What the exercise asks:
The material below holds pictures; leave them out and reproduce exactly the lines from the one with "What Apache ECharts" through the one with "const seriesColors = ['#ff0000', '#0000ff', '#7f007f'];", inclusive.

(Data items)

_ _ _

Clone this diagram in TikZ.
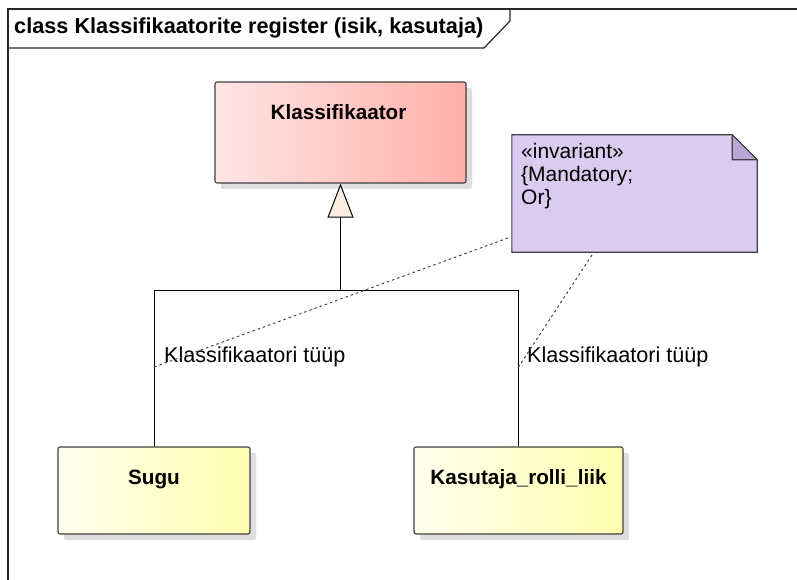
\documentclass[tikz,border=0pt]{standalone}
\usepackage{fontspec}
\setmainfont{Liberation Sans}
\usetikzlibrary{arrows.meta,shadows,calc}

\definecolor{frameline}{RGB}{40,40,40}
\definecolor{boxline}{RGB}{64,64,64}
\definecolor{pinkL}{RGB}{255,229,229}
\definecolor{pinkR}{RGB}{255,176,168}
\definecolor{yellowL}{RGB}{255,255,238}
\definecolor{yellowR}{RGB}{255,255,176}
\definecolor{notefill}{RGB}{217,204,240}
\definecolor{foldfill}{RGB}{184,168,214}
\definecolor{genfill}{RGB}{251,239,223}
\definecolor{dotline}{RGB}{70,70,70}

\begin{document}
\begin{tikzpicture}[x=1pt,y=-1pt,
  framestyle/.style={draw=frameline, line width=1.2pt},
  classbox/.style={draw=boxline, line width=1.1pt, rounded corners=2pt,
    inner sep=0pt, shading=axis, left color=#1L, right color=#1R,
    drop shadow={shadow xshift=6pt, shadow yshift=-6pt, fill=black!13, opacity=1}},
  classname/.style={font=\fontsize{20.7}{24}\selectfont\bfseries, anchor=base, inner sep=0pt},
  rolename/.style={font=\fontsize{21.6}{24}\selectfont, anchor=base west, inner sep=0pt},
  genline/.style={draw=black, line width=1pt},
  gentip/.style={-{Triangle[length=34pt, width=26pt, fill=genfill, line join=miter]}},
  constraint/.style={draw=dotline, line width=1pt, dash pattern=on 2.5pt off 3pt},
  notetext/.style={font=\fontsize{21}{23}\selectfont, align=left, anchor=north west, inner sep=0pt}
]
\useasboundingbox (0,0) rectangle (797,580);

% diagram frame and its name tab
\begin{scope}
  \clip (0,0) rectangle (797,580);
  \draw[framestyle] (8,640) -- (8,9) -- (840,9);
\end{scope}
\draw[framestyle] (8,48) -- (484,48) -- (510,21) -- (510,9);
\node[font=\fontsize{21.7}{24}\selectfont\bfseries, anchor=base west, inner sep=0pt]
  (title) at (14,34) {class Klassifikaatorite register (isik, kasutaja)};

% classes
\node[classbox=pink, minimum width=251pt, minimum height=101pt] (klass) at (340.5,132.5) {};
\node[classname] (klassname) at ($(klass.north)+(-2,38)$) {Klassifikaator};

\node[classbox=yellow, minimum width=192pt, minimum height=87pt] (sugu) at (154,490.5) {};
\node[classname] (suguname) at ($(sugu.north)+(0,38)$) {Sugu};

\node[classbox=yellow, minimum width=209pt, minimum height=87pt] (kasutaja) at (518.5,490.5) {};
\node[classname] (kasutajaname) at ($(kasutaja.north)+(0,38)$) {Kasutaja\_rolli\_liik};

% generalization tree
\coordinate (joint) at (klass.south |- 0,290);
\draw[genline] (sugu.north) |- (joint);
\draw[genline] (kasutaja.north) |- (joint);
\draw[genline, gentip] (joint) -- (klass.south);

% role names on the generalization ends
\node[rolename] (role1) at (164,362) {Klassifikaatori tüüp};
\node[rolename] (role2) at (527,362) {Klassifikaatori tüüp};

% constraint note
\node[minimum width=245pt, minimum height=117pt, inner sep=0pt] (note) at (634.5,193.5) {};
\filldraw[fill=notefill, draw=boxline, line width=1.1pt, line join=miter]
  (note.north west) -- ($(note.north east)+(-25,0)$) -- ($(note.north east)+(0,25)$)
  -- (note.south east) -- (note.south west) -- cycle;
\filldraw[fill=foldfill, draw=boxline, line width=1.1pt, line join=miter]
  ($(note.north east)+(-25,0)$) -- ($(note.north east)+(-25,25)$) -- ($(note.north east)+(0,25)$) -- cycle;
\node[notetext] (notebody) at (521,143.5) {«invariant»\\{\{}Mandatory;\\Or{\}}};

% constraint links from the note to the generalization ends
\coordinate (n1) at (508,238);
\coordinate (n2) at (592,255);
\coordinate (c1) at (sugu.north |- 0,367);
\coordinate (c2) at (kasutaja.north |- 0,367);
\draw[constraint] (n1) -- (c1);
\draw[constraint] (n2) -- (c2);
\end{tikzpicture}
\end{document}
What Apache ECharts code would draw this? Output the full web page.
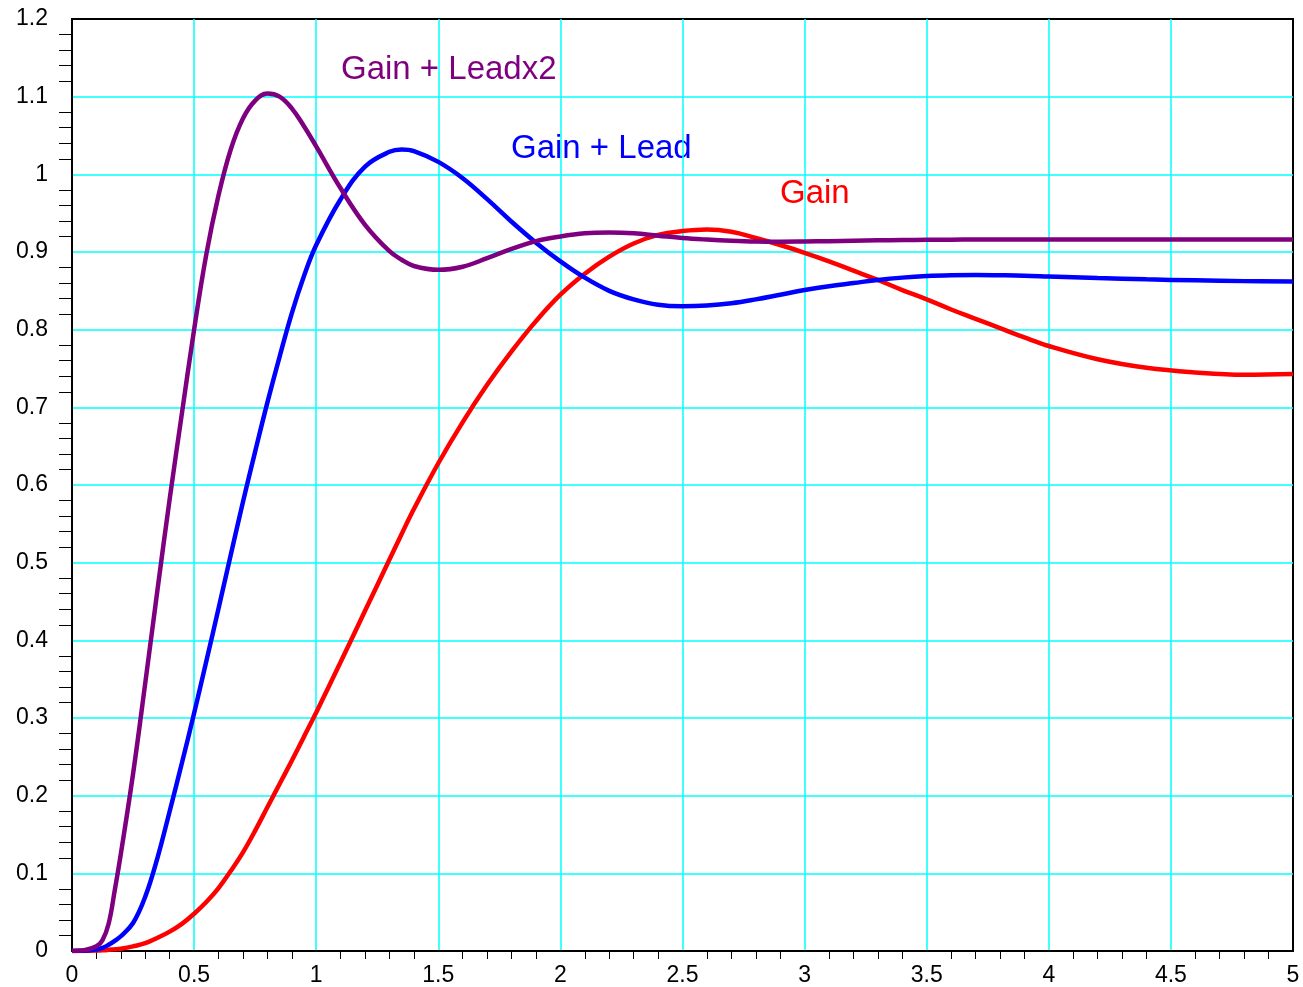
<!DOCTYPE html>
<html>
<head>
<meta charset="utf-8">
<script src="https://cdn.jsdelivr.net/npm/echarts@6/dist/echarts.min.js"></script>
<style>
  html, body { margin: 0; padding: 0; background: #fff; }
  #chart { width: 1303px; height: 987px; }
</style>
</head>
<body>
<div id="chart"></div>
<script>
// Time axis samples
const timeValues = [0, 0.05, 0.1, 0.125, 0.15, 0.175,
  0.2, 0.25, 0.3, 0.35, 0.4, 0.45, 0.5, 0.55, 0.6, 0.65, 0.7, 0.75, 0.8, 0.85, 0.9, 0.95, 1.0,
  1.1, 1.2, 1.3, 1.35, 1.4, 1.5, 1.6, 1.7, 1.8, 1.9, 2.0, 2.1, 2.2, 2.3, 2.4, 2.5, 2.6, 2.7, 2.8, 2.9, 3.0,
  3.1, 3.2, 3.3, 3.4, 3.5, 3.6, 3.7, 3.8, 3.9, 4.0,
  4.2, 4.4, 4.6, 4.8, 5.0];

// Gain (red)
const gainValues = [0, 0.0001, 0.0005, 0.0009, 0.0015, 0.0022,
  0.003, 0.006, 0.010, 0.017, 0.025, 0.035, 0.048, 0.063, 0.081, 0.103, 0.127, 0.155, 0.185, 0.215, 0.245, 0.276, 0.307,
  0.372, 0.438, 0.504, 0.537, 0.569, 0.628, 0.681, 0.729, 0.772, 0.811, 0.845, 0.872, 0.894, 0.911, 0.922, 0.927, 0.929, 0.926, 0.918, 0.909, 0.899,
  0.888, 0.876, 0.864, 0.851, 0.839, 0.826, 0.814, 0.802, 0.790, 0.779,
  0.762, 0.751, 0.745, 0.742, 0.743];

// Gain + Lead (blue)
const gainLeadValues = [0, 0.0002, 0.002, 0.004, 0.008, 0.013,
  0.019, 0.036, 0.070, 0.120, 0.180, 0.242, 0.306, 0.373, 0.441, 0.510, 0.578, 0.643, 0.706, 0.765, 0.821, 0.869, 0.909,
  0.968, 1.010, 1.029, 1.032, 1.030, 1.016, 0.995, 0.968, 0.939, 0.912, 0.888, 0.867, 0.850, 0.839, 0.832, 0.830, 0.831, 0.834, 0.839, 0.845, 0.851,
  0.856, 0.860, 0.864, 0.867, 0.869, 0.870, 0.8703, 0.870, 0.8695, 0.8685,
  0.8665, 0.8648, 0.8635, 0.8625, 0.862];

// Gain + Leadx2 (purple)
const gainLead2Values = [0, 0.001, 0.006, 0.014, 0.035, 0.078,
  0.125, 0.228, 0.345, 0.465, 0.582, 0.692, 0.800, 0.897, 0.973, 1.032, 1.072, 1.095, 1.104, 1.100, 1.085, 1.062, 1.036,
  0.982, 0.935, 0.901, 0.890, 0.882, 0.877, 0.881, 0.892, 0.904, 0.914, 0.920, 0.924, 0.925, 0.924, 0.921, 0.918, 0.916, 0.9145, 0.9135, 0.9132, 0.9135,
  0.914, 0.9145, 0.915, 0.9154, 0.9157, 0.9159, 0.916, 0.916, 0.916, 0.916,
  0.916, 0.916, 0.916, 0.916, 0.916];

const seriesNames = ['Gain', 'Gain + Lead', 'Gain + Leadx2'];
const seriesColors = ['#ff0000', '#0000ff', '#7f007f'];

function pairs(ys) { return timeValues.map((t, i) => [t, ys[i]]); }

const chart = echarts.init(document.getElementById('chart'), null, { renderer: 'canvas' });
const FONT = '"Liberation Sans", Arial, Helvetica, sans-serif';

const option = {
  animation: false,
  backgroundColor: '#fff',
  grid: { left: 72, right: 10, top: 19, bottom: 36, show: true, borderColor: '#000', borderWidth: 2, containLabel: false },
  xAxis: {
    type: 'value', min: 0, max: 5, interval: 0.5,
    axisLine: { show: true, onZero: false, lineStyle: { color: '#000', width: 2 } },
    axisTick: { show: false },
    minorTick: { show: true, splitNumber: 5, length: 8, lineStyle: { color: '#000', width: 1 } },
    splitLine: { show: true, showMinLine: false, showMaxLine: false, lineStyle: { color: '#00ffff', width: 1.5 } },
    axisLabel: { color: '#000', fontSize: 23, fontFamily: FONT, margin: 13 },
  },
  yAxis: {
    type: 'value', min: 0, max: 1.2, interval: 0.1,
    axisLine: { show: true, onZero: false, lineStyle: { color: '#000', width: 2 } },
    axisTick: { show: false },
    minorTick: { show: true, splitNumber: 5, length: 13, lineStyle: { color: '#000', width: 1 } },
    splitLine: { show: true, showMinLine: false, showMaxLine: false, lineStyle: { color: '#00ffff', width: 1.5 } },
    axisLabel: { color: '#000', fontSize: 23, fontFamily: FONT, margin: 24, padding: [3, 0, 0, 0] },
  },
  series: [
    { name: seriesNames[0], type: 'line', data: pairs(gainValues), smooth: 0.4, showSymbol: false, lineStyle: { color: seriesColors[0], width: 4.5 } },
    { name: seriesNames[1], type: 'line', data: pairs(gainLeadValues), smooth: 0.4, showSymbol: false, lineStyle: { color: seriesColors[1], width: 4.5 } },
    { name: seriesNames[2], type: 'line', data: pairs(gainLead2Values), smooth: 0.4, showSymbol: false, lineStyle: { color: seriesColors[2], width: 4.5 } },
  ],
  graphic: [
    { type: 'text', left: 341, top: 53, style: { text: seriesNames[2], fill: seriesColors[2], font: '33px ' + FONT } },
    { type: 'text', left: 511, top: 132, style: { text: seriesNames[1], fill: seriesColors[1], font: '33px ' + FONT } },
    { type: 'text', left: 780, top: 177, style: { text: seriesNames[0], fill: seriesColors[0], font: '33px ' + FONT } },
  ],
};
chart.setOption(option);
</script>
</body>
</html>
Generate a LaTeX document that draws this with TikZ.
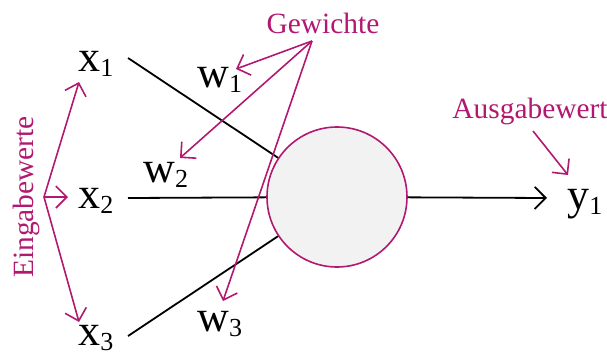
\documentclass[tikz,border=0pt]{standalone}
\usepackage{fontspec}
\setmainfont{Liberation Serif}
\usetikzlibrary{arrows.meta}

\definecolor{accent}{RGB}{178,24,112}
\newcommand{\lowidx}[1]{\raisebox{-2.5pt}{\fontsize{13}{13}\selectfont #1}}
\tikzset{
	var/.style={anchor=base west, inner sep=0pt, font=\fontsize{22}{22}\selectfont},
	note/.style={text=accent, inner sep=0pt, font=\fontsize{14.7}{14.7}\selectfont},
	wire/.style={line width=0.9pt},
	pointer/.style={accent, line width=0.8pt, -{Straight Barb[length=5.5pt,width=11pt]}},
}

\begin{document}
\begin{tikzpicture}[x=0.5pt, y=-0.5pt]
			\useasboundingbox (0,0) rectangle (607,354);
			\node[circle, draw=accent, fill=gray!10, line width=0.8pt, minimum size=70pt, inner sep=0pt] (neuron) at (337,197){};
			
			\node[var] (x1) at (78,71) {x\lowidx{1}};
			\node[var] (x2) at (78,208) {x\lowidx{2}};
			\node[var] (x3) at (78,345) {x\lowidx{3}};
			\node[var] (w1) at (197,87) {w\lowidx{1}};
			\node[var] (w2) at (143,182) {w\lowidx{2}};
			\node[var] (w3) at (197,331) {w\lowidx{3}};
			\node[var] (y1) at (567,209) {y\lowidx{1}};
			
			\coordinate (in1) at (128,58);
			\coordinate (in2) at (128,198);
			\coordinate (in3) at (128,336);
			\coordinate (out) at (547,198);
			\foreach \i in {in1,in2,in3}
				\draw[wire] (\i) -- (neuron);
			\draw[wire, -{Straight Barb[length=5.5pt,width=11pt]}] (neuron) -- (out);
			
			\node[note, anchor=base] (gewichte) at (323,33) {Gewichte};
			\coordinate (gw) at (312,41);
			\coordinate (w1tip) at (236,69);
			\coordinate (w2tip) at (180,158);
			\coordinate (w3tip) at (223,301);
			\foreach \t in {w1tip,w2tip,w3tip}
				\draw[pointer] (gw) -- (\t);
			
			\node[note, rotate=90, anchor=base] (eingabe) at (33,197) {Eingabewerte};
			\coordinate (ew) at (44,197);
			\coordinate (x1tip) at (79,82);
			\coordinate (x2tip) at (68,197);
			\coordinate (x3tip) at (79,322);
			\foreach \t in {x1tip,x2tip,x3tip}
				\draw[pointer] (ew) -- (\t);
			
			\node[note, anchor=base] (ausgabe) at (530,118) {Ausgabewert};
			\coordinate (aw) at (533,131);
			\coordinate (y1tip) at (568,175);
			\draw[pointer] (aw) -- (y1tip);
		\end{tikzpicture}
\end{document}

_ _ _

The solution:
What Apache ECharts code would draw this? Output the full web page.
<!DOCTYPE html>
<html>
<head>
<meta charset="utf-8">
<script src="https://cdn.jsdelivr.net/npm/echarts@6/dist/echarts.min.js"></script>
<style>
  html, body { margin: 0; padding: 0; background: #fff; }
  #chart { width: 1303px; height: 987px; }
</style>
</head>
<body>
<div id="chart"></div>
<script>
// Time axis samples
const timeValues = [0, 0.05, 0.1, 0.125, 0.15, 0.175,
  0.2, 0.25, 0.3, 0.35, 0.4, 0.45, 0.5, 0.55, 0.6, 0.65, 0.7, 0.75, 0.8, 0.85, 0.9, 0.95, 1.0,
  1.1, 1.2, 1.3, 1.35, 1.4, 1.5, 1.6, 1.7, 1.8, 1.9, 2.0, 2.1, 2.2, 2.3, 2.4, 2.5, 2.6, 2.7, 2.8, 2.9, 3.0,
  3.1, 3.2, 3.3, 3.4, 3.5, 3.6, 3.7, 3.8, 3.9, 4.0,
  4.2, 4.4, 4.6, 4.8, 5.0];

// Gain (red)
const gainValues = [0, 0.0001, 0.0005, 0.0009, 0.0015, 0.0022,
  0.003, 0.006, 0.010, 0.017, 0.025, 0.035, 0.048, 0.063, 0.081, 0.103, 0.127, 0.155, 0.185, 0.215, 0.245, 0.276, 0.307,
  0.372, 0.438, 0.504, 0.537, 0.569, 0.628, 0.681, 0.729, 0.772, 0.811, 0.845, 0.872, 0.894, 0.911, 0.922, 0.927, 0.929, 0.926, 0.918, 0.909, 0.899,
  0.888, 0.876, 0.864, 0.851, 0.839, 0.826, 0.814, 0.802, 0.790, 0.779,
  0.762, 0.751, 0.745, 0.742, 0.743];

// Gain + Lead (blue)
const gainLeadValues = [0, 0.0002, 0.002, 0.004, 0.008, 0.013,
  0.019, 0.036, 0.070, 0.120, 0.180, 0.242, 0.306, 0.373, 0.441, 0.510, 0.578, 0.643, 0.706, 0.765, 0.821, 0.869, 0.909,
  0.968, 1.010, 1.029, 1.032, 1.030, 1.016, 0.995, 0.968, 0.939, 0.912, 0.888, 0.867, 0.850, 0.839, 0.832, 0.830, 0.831, 0.834, 0.839, 0.845, 0.851,
  0.856, 0.860, 0.864, 0.867, 0.869, 0.870, 0.8703, 0.870, 0.8695, 0.8685,
  0.8665, 0.8648, 0.8635, 0.8625, 0.862];

// Gain + Leadx2 (purple)
const gainLead2Values = [0, 0.001, 0.006, 0.014, 0.035, 0.078,
  0.125, 0.228, 0.345, 0.465, 0.582, 0.692, 0.800, 0.897, 0.973, 1.032, 1.072, 1.095, 1.104, 1.100, 1.085, 1.062, 1.036,
  0.982, 0.935, 0.901, 0.890, 0.882, 0.877, 0.881, 0.892, 0.904, 0.914, 0.920, 0.924, 0.925, 0.924, 0.921, 0.918, 0.916, 0.9145, 0.9135, 0.9132, 0.9135,
  0.914, 0.9145, 0.915, 0.9154, 0.9157, 0.9159, 0.916, 0.916, 0.916, 0.916,
  0.916, 0.916, 0.916, 0.916, 0.916];

const seriesNames = ['Gain', 'Gain + Lead', 'Gain + Leadx2'];
const seriesColors = ['#ff0000', '#0000ff', '#7f007f'];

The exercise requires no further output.